Italian Battleship RE DI SICILIA

The Italian barbette ship Re di Sicilia viewed on her trials. Once again, a low-freeboard hull was compensated for by high-sided barbettes -- these holding two 13.5" guns in each. The Sicilia and her two sisters were the fastest battleships afloat when launched. Their design reflected concern for protection against enemy QF shellfire with additional armor worked into their sides while under construction (further reducing the ships' designed freeboard) and armored shields erected over the gun crews. Even with this additional protection, the mounts were still lighter than conventional Coles turrets.

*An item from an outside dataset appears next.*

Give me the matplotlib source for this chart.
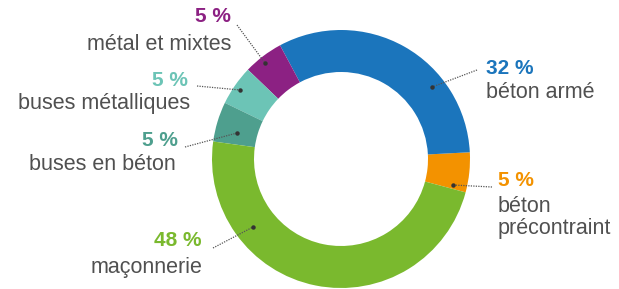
import matplotlib.pyplot as plt

W, H = 619, 289

# data
labels = ["béton\nprécontraint", "béton armé", "métal et mixtes",
          "buses métalliques", "buses en béton", "maçonnerie"]
values = [5, 32, 5, 5, 5, 48]
pct_labels = ["5 %", "32 %", "5 %", "5 %", "5 %", "48 %"]
colors = ["#F39200", "#1B75BC", "#8C2183", "#6CC4B6", "#4E9F8E", "#7AB92E"]

text_gray = "#505050"

fig = plt.figure(figsize=(W / 100, H / 100), dpi=100)
ax = fig.add_axes([0, 0, 1, 1])

# donut, centre and radius in pixels (y flipped)
cx, cy, r_out, r_in = 341, H - 159, 129, 87
ax.pie(values, colors=colors, startangle=-15, counterclock=True,
       center=(cx, cy), radius=r_out, frame=True,
       wedgeprops=dict(width=r_out - r_in, linewidth=0))
ax.set_xlim(0, W)
ax.set_ylim(0, H)
ax.set_aspect("equal")
ax.axis("off")

def Y(y):
    return H - y

# label layout: (pct x, pct y, text x, text y, ha, text va, leader start, leader end)
layout = [
    (498, 181, 498, 196, "left", "top", (492, 187), (453, 185)),
    (486, 68, 486, 92, "left", "center", (477, 70), (432, 87)),
    (231, 17, 231, 44, "right", "center", (237, 25), (265, 63)),
    (188, 80, 190, 104, "right", "center", (197, 86), (240, 90)),
    (178, 141, 176, 164, "right", "center", (185, 147), (237, 133)),
    (202, 241, 202, 268, "right", "center", (213, 248), (253, 227)),
]

for i, (px, py, tx, ty, ha, va, p0, p1) in enumerate(layout):
    ax.text(px, Y(py), pct_labels[i], color=colors[i], fontsize=15,
            fontweight="bold", ha=ha, va="center", family="Liberation Sans")
    ax.text(tx, Y(ty), labels[i], color=text_gray, fontsize=15.5, ha=ha,
            va=va, linespacing=1.05, family="Liberation Sans")
    # dotted leader with a dot on the ring
    ax.plot([p0[0], p1[0]], [Y(p0[1]), Y(p1[1])], color="#555555",
            linestyle=(0, (1, 1)), linewidth=0.9)
    ax.plot(p1[0], Y(p1[1]), "o", color="#333333", markersize=2.2)

fig.savefig("out.png", dpi=100, facecolor="white")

This was a step in the direction of the all-around armored gunhouse at the top of a barbette tube, revolving with the guns. By 1895-1900, these gunhouses were being loosely called turrets, although their structure was quite different from the original Coles and Ericsson turrets of the 1860s. By the turn of the century, these new "turrets" married to a stationary barbette tube, were universally adopted for large capital ships. Mounts often housed single or twin guns; by 1912 triple 12" mounts were being produced. Quadruple mounts enjoyed a brief vogue in the years leading up to World War II, chiefly in the French and British fleets.